In a time when antibiotic-resistant infections and diseases seem to be rampant, New Jersey residents who work in professions that require contact with numerous unknown individuals every day could develop a healthy fear of germs. In order to limit potential exposure to a serious or deadly illness, many use hand sanitizer so much that they may not even think twice about it.
You may be grateful that these individuals take steps not to spread germs under ordinary circumstances. However, one instance in which it could be detrimental to you is during a traffic stop in which a police officer suspects you of driving under the influence.
What does hand sanitizer have to do with a DUI stop?

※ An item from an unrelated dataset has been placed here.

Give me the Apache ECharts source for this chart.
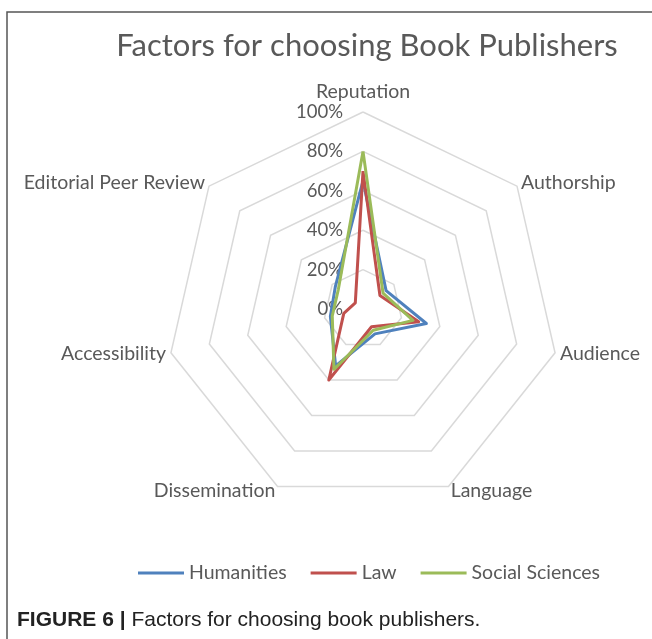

More than you would think according to recent research. The “American Journal of Infection Control” reported in Dec. 2016 that a correlation exists between false positives on breath tests and the use of hand sanitizer. These products often contain either ethanol, which is a drinking alcohol, or isopropanol, which is rubbing alcohol.
If a police officer or medical professional administers a breath test shortly after using an ethanol-based hand sanitizer, chances are good that the test may falsely show alcohol consumption on the part of the person undergoing the test.
Researchers chose 10 volunteers. First, the tester obtained a baseline reading from the volunteers. Then, the tester used a hand sanitizer containing approximately 70 percent ethanol. Astonishingly, a second breath test administered immediately produced a blood alcohol concentration result of .15. That’s nearly twice New Jersey’s legal BAC limit of .08. False positives continued to occur up to three minutes after using the hand sanitizer.
Clearly, the use of ethanol-based hand sanitizers within three minutes of administering a breath test could skew the results of your breath test. You could end up under arrest on suspicion of drunk driving because of a germ-conscious police officer.
Challenging the breath test results
In addition to other challenges regarding breath testing machines (improper calibration, maintenance and officer training), it may prove useful to question whether the officer frequently uses hand sanitizers before administering breath tests. If it turns out to be true, and the officer uses an ethanol-based product, the results of your test may be invalid. Rendering the results of the breath test inadmissible in court may remove the officer’s probable cause for your arrest, which in turn, may result in a dismissal or reduction of the charges.